_OBJECTIVE_.
Find the lines that contain the word "this" and copy each one.

++++ GIVEN RECORDS ++++

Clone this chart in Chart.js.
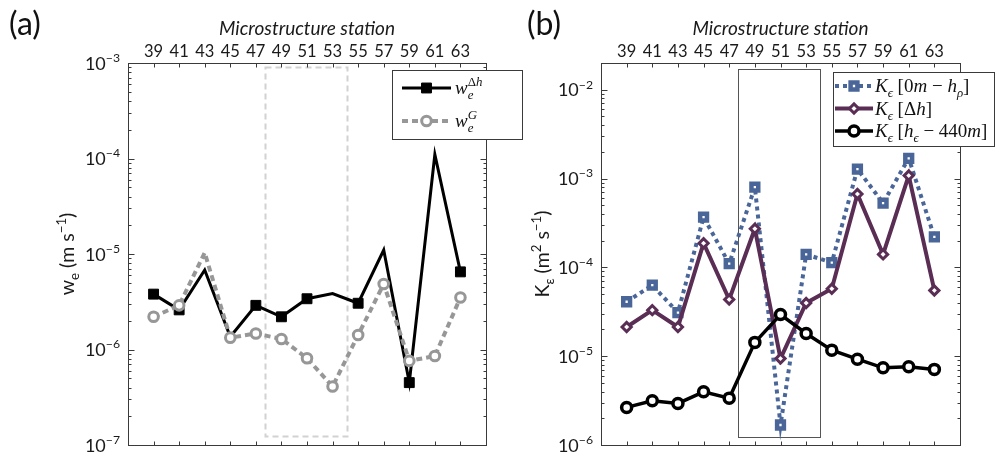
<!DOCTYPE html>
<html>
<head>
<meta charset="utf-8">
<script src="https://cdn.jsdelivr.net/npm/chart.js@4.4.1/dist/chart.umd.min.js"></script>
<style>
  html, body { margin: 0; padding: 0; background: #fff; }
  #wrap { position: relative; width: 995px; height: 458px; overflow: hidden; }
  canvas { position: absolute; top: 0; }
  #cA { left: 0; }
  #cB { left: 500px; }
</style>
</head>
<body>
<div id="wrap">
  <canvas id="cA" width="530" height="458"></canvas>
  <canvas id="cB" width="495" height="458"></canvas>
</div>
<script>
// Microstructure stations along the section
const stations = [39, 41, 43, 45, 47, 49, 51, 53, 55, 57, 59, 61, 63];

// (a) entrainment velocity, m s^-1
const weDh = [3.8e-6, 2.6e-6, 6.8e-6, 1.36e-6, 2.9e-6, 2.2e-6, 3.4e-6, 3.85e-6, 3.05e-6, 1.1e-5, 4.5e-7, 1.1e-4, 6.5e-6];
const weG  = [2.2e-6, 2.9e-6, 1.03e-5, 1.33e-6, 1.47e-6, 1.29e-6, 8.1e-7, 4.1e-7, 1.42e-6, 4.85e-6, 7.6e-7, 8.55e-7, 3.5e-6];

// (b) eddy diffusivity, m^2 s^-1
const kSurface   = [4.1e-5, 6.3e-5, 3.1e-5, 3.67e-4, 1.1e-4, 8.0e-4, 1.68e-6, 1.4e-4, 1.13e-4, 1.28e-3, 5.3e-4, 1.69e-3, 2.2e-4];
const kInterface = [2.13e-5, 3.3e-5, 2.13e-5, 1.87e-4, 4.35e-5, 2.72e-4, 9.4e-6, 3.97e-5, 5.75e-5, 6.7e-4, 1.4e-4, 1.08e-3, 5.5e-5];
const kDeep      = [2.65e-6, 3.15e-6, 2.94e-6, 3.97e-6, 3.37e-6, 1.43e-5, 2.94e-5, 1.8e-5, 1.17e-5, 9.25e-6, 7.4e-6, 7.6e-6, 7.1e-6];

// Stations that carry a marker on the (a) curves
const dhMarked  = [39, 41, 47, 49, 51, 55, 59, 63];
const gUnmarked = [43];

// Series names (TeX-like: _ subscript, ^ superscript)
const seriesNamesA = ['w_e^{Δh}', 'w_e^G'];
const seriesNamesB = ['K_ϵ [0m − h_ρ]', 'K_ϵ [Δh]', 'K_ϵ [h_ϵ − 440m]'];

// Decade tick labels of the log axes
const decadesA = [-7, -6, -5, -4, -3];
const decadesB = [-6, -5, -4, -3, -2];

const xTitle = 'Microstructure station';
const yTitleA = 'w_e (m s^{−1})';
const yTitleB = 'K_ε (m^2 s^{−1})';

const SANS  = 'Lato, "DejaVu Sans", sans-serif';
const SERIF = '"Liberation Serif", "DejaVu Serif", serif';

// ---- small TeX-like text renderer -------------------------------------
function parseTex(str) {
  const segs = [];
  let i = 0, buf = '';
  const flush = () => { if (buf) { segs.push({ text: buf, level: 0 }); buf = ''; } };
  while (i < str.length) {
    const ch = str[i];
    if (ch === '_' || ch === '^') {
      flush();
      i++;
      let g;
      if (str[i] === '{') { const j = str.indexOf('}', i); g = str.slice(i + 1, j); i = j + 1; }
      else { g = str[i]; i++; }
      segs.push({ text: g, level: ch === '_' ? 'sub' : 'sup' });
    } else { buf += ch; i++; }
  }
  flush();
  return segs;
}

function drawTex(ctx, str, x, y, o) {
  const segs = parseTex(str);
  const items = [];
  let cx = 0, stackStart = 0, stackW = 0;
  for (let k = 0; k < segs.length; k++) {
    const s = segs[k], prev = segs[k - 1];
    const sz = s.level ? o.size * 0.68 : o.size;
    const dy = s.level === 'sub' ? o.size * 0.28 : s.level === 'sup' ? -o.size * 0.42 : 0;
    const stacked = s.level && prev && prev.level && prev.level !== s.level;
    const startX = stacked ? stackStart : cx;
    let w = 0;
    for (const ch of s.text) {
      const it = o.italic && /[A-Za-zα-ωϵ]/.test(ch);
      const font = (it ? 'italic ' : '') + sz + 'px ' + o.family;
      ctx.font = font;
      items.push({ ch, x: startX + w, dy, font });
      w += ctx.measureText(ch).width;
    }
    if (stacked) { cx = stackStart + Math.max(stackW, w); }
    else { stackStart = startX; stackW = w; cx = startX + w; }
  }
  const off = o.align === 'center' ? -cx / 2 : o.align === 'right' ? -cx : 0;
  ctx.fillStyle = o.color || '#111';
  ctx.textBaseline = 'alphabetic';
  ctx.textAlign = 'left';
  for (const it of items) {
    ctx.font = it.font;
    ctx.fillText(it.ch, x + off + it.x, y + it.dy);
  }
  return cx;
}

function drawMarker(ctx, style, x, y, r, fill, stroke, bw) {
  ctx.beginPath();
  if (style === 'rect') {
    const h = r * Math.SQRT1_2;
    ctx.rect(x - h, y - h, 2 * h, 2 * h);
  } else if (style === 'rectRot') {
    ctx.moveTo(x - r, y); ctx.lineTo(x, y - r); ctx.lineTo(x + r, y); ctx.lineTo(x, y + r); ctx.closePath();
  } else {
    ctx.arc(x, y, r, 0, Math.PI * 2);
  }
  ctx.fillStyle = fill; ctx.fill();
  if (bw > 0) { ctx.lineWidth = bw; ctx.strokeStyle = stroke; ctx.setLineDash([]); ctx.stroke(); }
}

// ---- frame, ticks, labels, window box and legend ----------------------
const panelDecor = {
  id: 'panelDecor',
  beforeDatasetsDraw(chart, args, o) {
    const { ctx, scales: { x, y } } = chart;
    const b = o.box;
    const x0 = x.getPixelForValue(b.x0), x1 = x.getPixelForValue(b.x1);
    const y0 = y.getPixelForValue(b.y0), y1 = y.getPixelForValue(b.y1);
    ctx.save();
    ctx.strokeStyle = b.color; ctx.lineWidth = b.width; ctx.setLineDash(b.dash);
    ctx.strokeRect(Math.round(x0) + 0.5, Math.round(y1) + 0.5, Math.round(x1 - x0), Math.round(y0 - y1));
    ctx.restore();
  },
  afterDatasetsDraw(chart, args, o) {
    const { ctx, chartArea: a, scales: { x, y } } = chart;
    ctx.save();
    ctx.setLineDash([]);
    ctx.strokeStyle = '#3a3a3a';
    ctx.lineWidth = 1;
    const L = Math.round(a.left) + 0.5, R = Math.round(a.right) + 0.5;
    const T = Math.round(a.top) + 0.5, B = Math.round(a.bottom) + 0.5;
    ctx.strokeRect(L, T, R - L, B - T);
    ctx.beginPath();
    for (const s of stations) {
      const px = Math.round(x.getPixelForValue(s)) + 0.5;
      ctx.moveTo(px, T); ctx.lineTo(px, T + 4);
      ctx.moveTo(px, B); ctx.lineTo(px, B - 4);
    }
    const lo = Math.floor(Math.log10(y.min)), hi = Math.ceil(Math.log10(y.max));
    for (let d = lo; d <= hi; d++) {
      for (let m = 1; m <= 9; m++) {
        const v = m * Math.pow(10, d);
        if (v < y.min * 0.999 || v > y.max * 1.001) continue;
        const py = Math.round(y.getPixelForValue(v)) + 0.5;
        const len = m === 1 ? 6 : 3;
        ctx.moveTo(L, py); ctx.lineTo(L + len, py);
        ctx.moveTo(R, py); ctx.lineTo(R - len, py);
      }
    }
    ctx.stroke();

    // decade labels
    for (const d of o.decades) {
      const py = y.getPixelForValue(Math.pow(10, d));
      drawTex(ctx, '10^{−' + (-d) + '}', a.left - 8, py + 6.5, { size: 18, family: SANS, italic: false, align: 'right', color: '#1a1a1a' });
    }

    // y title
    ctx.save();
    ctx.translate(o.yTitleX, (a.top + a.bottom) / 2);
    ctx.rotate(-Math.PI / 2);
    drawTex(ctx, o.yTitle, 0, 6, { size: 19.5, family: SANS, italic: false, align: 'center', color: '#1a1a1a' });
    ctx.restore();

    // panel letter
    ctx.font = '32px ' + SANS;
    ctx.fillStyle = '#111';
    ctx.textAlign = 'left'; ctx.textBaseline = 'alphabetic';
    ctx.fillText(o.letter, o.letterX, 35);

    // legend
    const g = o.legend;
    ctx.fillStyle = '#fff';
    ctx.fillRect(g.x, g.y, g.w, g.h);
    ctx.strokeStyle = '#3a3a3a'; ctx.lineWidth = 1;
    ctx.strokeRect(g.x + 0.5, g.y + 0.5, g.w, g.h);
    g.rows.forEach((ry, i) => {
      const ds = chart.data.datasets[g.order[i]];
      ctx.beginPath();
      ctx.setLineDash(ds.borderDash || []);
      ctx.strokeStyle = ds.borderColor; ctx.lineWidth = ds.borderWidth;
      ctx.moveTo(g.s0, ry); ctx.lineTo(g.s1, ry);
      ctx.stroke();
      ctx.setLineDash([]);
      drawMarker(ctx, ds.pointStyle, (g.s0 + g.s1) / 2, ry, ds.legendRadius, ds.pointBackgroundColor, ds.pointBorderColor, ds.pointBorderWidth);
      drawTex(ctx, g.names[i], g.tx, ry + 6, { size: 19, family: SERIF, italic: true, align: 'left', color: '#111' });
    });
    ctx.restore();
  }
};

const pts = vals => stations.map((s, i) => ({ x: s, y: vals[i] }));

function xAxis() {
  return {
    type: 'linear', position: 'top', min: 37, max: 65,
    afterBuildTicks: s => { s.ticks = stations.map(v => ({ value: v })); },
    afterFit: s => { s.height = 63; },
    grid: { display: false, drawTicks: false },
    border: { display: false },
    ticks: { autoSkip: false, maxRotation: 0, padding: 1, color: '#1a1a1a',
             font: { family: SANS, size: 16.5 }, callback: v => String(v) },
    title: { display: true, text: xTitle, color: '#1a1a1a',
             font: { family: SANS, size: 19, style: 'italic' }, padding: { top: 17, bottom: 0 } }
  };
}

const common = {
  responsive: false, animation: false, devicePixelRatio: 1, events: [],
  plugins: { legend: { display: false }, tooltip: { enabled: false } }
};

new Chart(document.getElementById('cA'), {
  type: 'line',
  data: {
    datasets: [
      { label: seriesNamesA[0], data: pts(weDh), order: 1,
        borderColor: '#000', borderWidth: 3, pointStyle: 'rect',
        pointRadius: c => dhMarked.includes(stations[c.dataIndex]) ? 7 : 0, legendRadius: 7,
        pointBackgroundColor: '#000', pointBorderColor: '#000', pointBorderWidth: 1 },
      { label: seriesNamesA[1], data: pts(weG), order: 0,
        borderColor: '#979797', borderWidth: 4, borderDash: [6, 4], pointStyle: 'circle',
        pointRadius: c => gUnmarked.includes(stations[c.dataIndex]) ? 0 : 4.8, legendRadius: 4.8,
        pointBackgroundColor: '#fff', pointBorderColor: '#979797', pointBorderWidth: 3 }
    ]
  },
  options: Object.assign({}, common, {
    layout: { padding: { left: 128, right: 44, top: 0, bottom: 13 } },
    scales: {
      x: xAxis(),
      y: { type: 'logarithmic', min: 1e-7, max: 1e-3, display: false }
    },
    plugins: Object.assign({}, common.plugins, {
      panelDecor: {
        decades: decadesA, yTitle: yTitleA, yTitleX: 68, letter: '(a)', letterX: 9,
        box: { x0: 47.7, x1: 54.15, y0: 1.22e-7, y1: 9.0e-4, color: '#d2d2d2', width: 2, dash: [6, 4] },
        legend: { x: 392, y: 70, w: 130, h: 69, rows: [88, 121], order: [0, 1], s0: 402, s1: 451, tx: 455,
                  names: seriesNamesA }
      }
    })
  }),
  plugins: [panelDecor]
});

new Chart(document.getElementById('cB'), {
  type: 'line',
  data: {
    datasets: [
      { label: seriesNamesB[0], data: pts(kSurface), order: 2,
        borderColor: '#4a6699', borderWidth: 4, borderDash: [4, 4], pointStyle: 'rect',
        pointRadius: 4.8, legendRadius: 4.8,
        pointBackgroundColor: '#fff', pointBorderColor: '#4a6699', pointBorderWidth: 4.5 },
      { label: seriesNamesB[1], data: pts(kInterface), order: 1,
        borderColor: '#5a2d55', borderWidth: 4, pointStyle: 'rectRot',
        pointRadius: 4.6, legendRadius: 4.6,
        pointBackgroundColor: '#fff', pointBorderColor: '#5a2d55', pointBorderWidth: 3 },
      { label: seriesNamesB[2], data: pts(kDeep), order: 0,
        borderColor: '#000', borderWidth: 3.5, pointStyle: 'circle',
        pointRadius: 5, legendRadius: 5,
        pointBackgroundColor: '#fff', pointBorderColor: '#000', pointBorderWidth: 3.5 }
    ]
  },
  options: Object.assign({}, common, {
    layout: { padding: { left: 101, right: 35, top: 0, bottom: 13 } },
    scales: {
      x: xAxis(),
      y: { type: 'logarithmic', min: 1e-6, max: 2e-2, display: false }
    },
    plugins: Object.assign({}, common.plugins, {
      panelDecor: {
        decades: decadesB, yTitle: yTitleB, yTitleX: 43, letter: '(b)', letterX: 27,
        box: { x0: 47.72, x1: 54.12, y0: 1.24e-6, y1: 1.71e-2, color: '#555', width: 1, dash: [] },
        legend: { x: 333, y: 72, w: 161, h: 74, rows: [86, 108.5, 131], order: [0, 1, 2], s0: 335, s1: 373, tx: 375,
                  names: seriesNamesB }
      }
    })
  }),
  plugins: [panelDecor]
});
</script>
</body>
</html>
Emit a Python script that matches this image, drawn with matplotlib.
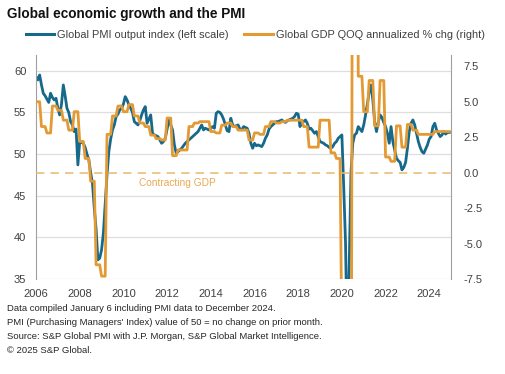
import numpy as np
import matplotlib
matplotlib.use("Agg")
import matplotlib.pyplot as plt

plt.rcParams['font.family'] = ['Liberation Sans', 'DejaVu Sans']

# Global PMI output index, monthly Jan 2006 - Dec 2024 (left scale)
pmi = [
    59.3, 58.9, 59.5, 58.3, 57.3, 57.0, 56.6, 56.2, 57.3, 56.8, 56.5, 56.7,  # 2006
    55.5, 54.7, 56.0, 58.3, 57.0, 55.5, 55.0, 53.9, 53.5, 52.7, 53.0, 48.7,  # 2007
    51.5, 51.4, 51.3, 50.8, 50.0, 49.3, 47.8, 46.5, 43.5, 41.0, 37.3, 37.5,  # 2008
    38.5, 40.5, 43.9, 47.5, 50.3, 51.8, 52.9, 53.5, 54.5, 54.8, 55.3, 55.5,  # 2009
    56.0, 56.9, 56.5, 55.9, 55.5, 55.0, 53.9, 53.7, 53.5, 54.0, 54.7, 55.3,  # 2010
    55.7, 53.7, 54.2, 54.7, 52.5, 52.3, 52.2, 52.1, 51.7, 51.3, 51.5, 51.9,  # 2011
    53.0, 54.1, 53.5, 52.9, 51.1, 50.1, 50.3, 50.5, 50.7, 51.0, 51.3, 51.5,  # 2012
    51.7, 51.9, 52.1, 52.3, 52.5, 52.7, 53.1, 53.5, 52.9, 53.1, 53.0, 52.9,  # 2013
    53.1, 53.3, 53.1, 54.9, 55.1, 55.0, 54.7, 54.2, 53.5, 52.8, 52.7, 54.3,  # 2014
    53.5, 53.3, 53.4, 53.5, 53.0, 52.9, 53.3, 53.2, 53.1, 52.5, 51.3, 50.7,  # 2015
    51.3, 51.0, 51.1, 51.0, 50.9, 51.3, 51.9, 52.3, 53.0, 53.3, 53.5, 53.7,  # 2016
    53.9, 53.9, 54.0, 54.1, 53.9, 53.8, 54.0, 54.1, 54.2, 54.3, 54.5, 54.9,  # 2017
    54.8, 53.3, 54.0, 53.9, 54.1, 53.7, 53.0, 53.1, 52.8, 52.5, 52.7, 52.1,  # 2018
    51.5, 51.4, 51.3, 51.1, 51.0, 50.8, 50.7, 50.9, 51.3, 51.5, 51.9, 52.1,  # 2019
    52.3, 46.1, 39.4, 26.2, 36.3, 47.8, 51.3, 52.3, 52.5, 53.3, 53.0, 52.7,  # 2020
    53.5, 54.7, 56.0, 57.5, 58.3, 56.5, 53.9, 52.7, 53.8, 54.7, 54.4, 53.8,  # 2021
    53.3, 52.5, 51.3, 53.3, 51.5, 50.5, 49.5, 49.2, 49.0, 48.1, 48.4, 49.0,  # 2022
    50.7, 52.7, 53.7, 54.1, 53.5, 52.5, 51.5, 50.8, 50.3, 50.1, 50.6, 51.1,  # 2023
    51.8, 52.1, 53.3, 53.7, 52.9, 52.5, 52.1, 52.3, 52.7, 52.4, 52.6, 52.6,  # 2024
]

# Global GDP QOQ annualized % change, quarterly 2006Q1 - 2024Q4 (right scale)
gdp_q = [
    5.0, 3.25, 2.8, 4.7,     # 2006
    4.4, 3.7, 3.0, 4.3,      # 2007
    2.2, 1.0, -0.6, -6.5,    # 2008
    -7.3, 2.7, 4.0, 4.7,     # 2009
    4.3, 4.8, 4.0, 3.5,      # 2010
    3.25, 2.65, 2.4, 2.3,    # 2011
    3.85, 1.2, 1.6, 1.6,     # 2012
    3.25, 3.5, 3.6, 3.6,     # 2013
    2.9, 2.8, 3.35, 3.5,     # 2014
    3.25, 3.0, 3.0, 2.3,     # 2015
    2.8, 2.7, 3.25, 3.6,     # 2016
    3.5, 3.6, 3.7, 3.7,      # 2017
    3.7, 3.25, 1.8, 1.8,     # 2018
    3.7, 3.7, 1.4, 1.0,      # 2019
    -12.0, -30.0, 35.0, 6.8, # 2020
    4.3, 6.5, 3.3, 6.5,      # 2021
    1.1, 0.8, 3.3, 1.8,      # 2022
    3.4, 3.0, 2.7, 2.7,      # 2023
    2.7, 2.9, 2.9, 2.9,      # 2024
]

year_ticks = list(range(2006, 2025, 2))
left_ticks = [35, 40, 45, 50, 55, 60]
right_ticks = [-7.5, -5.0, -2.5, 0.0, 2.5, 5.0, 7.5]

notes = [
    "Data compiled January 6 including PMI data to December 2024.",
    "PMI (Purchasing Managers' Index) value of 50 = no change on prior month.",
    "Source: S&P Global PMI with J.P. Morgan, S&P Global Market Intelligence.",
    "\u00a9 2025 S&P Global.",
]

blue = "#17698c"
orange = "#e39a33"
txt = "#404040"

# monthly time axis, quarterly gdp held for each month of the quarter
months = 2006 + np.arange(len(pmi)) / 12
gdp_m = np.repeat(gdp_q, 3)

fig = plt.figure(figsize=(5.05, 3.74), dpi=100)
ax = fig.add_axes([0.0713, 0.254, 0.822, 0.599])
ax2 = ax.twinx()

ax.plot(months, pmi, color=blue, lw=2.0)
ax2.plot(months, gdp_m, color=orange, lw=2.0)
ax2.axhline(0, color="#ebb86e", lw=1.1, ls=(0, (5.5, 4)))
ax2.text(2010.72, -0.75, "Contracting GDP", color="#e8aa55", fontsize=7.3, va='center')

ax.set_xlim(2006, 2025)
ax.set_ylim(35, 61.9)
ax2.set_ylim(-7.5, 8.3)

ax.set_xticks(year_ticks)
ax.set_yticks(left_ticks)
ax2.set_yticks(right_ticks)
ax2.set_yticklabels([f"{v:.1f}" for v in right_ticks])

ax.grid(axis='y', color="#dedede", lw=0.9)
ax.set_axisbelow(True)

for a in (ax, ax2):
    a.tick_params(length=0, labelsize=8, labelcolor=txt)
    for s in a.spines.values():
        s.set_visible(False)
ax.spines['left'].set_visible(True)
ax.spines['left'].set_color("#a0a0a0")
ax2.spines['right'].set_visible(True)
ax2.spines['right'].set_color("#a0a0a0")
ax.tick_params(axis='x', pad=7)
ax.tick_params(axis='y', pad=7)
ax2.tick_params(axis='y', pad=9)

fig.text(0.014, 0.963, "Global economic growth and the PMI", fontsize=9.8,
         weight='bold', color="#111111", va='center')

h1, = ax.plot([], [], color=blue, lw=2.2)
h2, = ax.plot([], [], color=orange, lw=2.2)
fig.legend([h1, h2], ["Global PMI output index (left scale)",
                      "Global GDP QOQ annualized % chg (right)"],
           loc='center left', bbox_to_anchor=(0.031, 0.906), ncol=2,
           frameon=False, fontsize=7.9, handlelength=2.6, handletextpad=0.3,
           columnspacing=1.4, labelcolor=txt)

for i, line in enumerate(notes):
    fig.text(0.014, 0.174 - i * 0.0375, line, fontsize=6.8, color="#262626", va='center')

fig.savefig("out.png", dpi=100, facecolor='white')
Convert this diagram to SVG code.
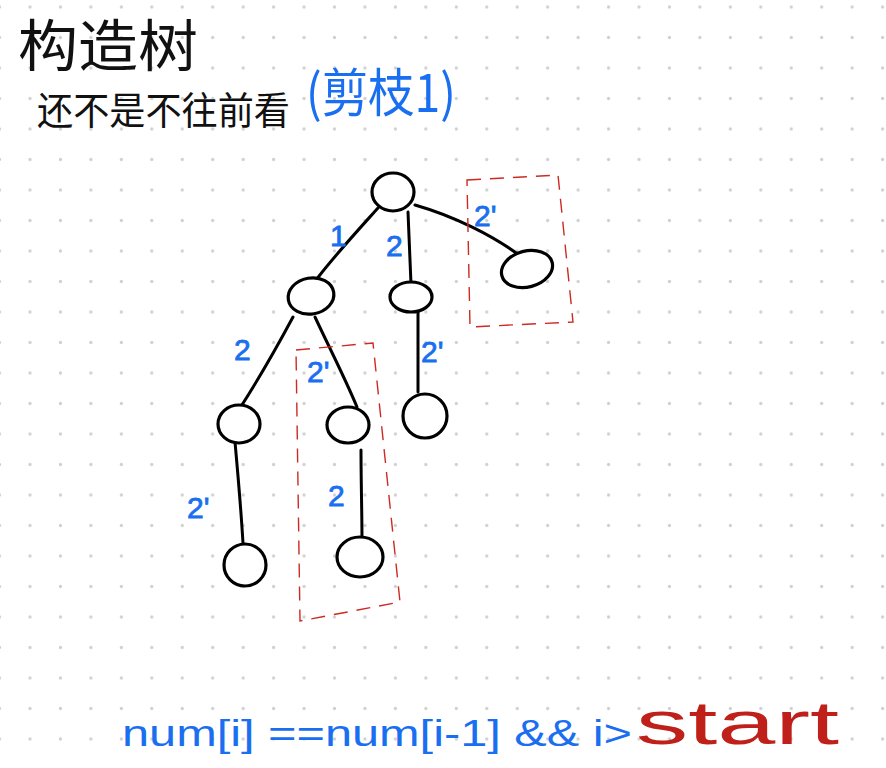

++++

_SOLVED PROBLEM_.
Clone this chart in Chart.js.
Emit a Python script that matches this image, drawn with matplotlib.
Convert this diagram to SVG code.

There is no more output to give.